Re: designing a scalable storage

From:
Victor Bazarov <v.Abazarov@comAcast.net>
Newsgroups:
comp.lang.c++
Date:
Wed, 21 May 2008 10:07:38 -0400
Message-ID:
<g11aba$233$1@news.datemas.de>
e2point@yahoo.com wrote:

[..]
Lance Diduck managed to infer the meaning of it and propose a
technique i can use to implement what i want. However it has some
problems when we compare two different types of keys. In the above
implementation, dynamic_cast will return NULL, if the cast is invalid.
What to do then? we cant just fail, we need to return either true or
false.


See, you're asking us to define your class behaviour. We can't. We
don't know the problem domain. In most cases if the two classes have
the same base class (siblings, so to speak) but both have data in
addition to the base class subobject, comparing them makes simply no
sense. In which case they shouldn't be allowed to serve as the sorting
attribute for any data. I believe that's the design flaw in your
scheme, and you need to overcome this before you can proceed to the
implementation.

To overcome this, i added an interger that identified the key class
type, and in the base class '<' operator, i can check for this
interger, and if they are equal call less_than, and if not return
something based on that interger. This works fine, but im not 100%
satisfied, as i think this kind of workarounds are not acceptable in
robust software.
therefore im planning to go for a template based solution for this.

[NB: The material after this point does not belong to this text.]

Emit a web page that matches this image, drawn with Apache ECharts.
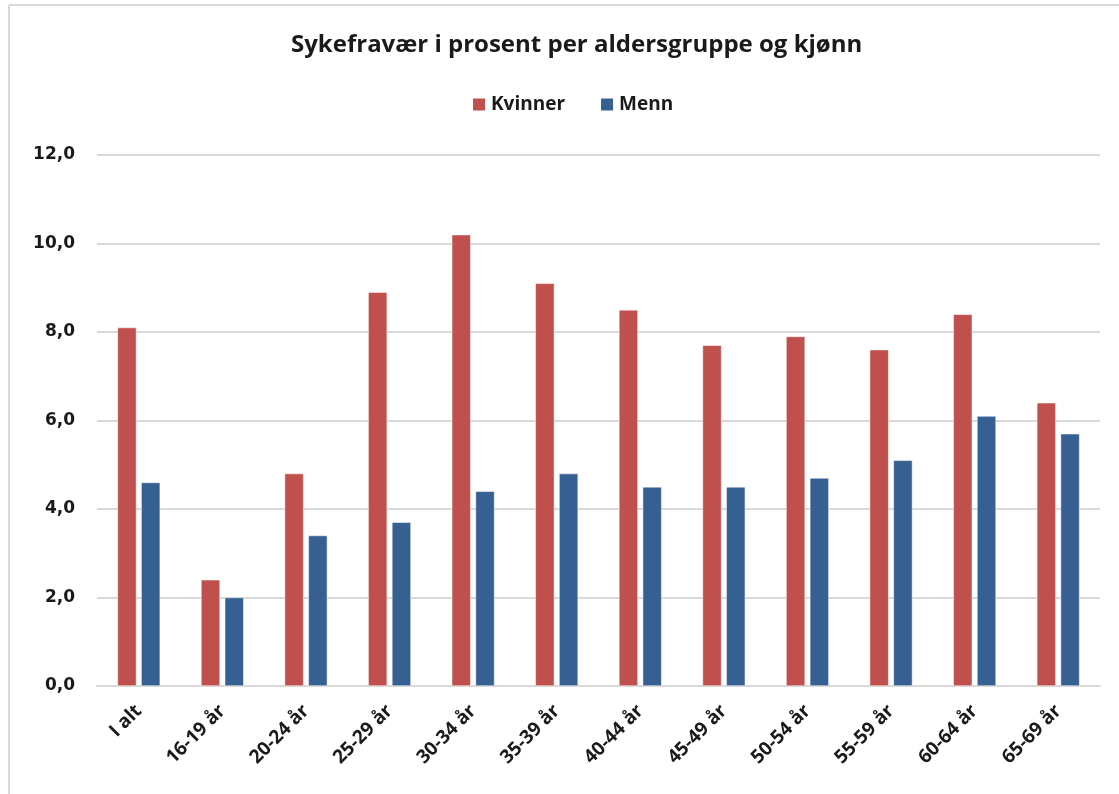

I think you're not seeing the big picture. If you need storage that
works fast, you should use a hash table and let your clients' objects
define a hash code calculation but that hash code has to be of a fixed
type. You've come up with an integer. Is that enough? I don't know.

It seems that you're still on the fence. You want to provide the
clients with a way to store their data with a polymorphic key, but at
the same time your comparison requirement takes all the wind out of the
original idea (that would keep the key polymorphic) and instead you need
your key to be specific.

Now, how can templates help you? With templates if your clients will
provide the type of the key and its comparison function (or whatever
that would help sorting the keys), but you won't be able to put
different types from different clients in the same efficient storage,
they would need to be separate types. Now, wrap 'std::map<T, void*>',
provide the user with the ability to pick T, and you're done! Or are you?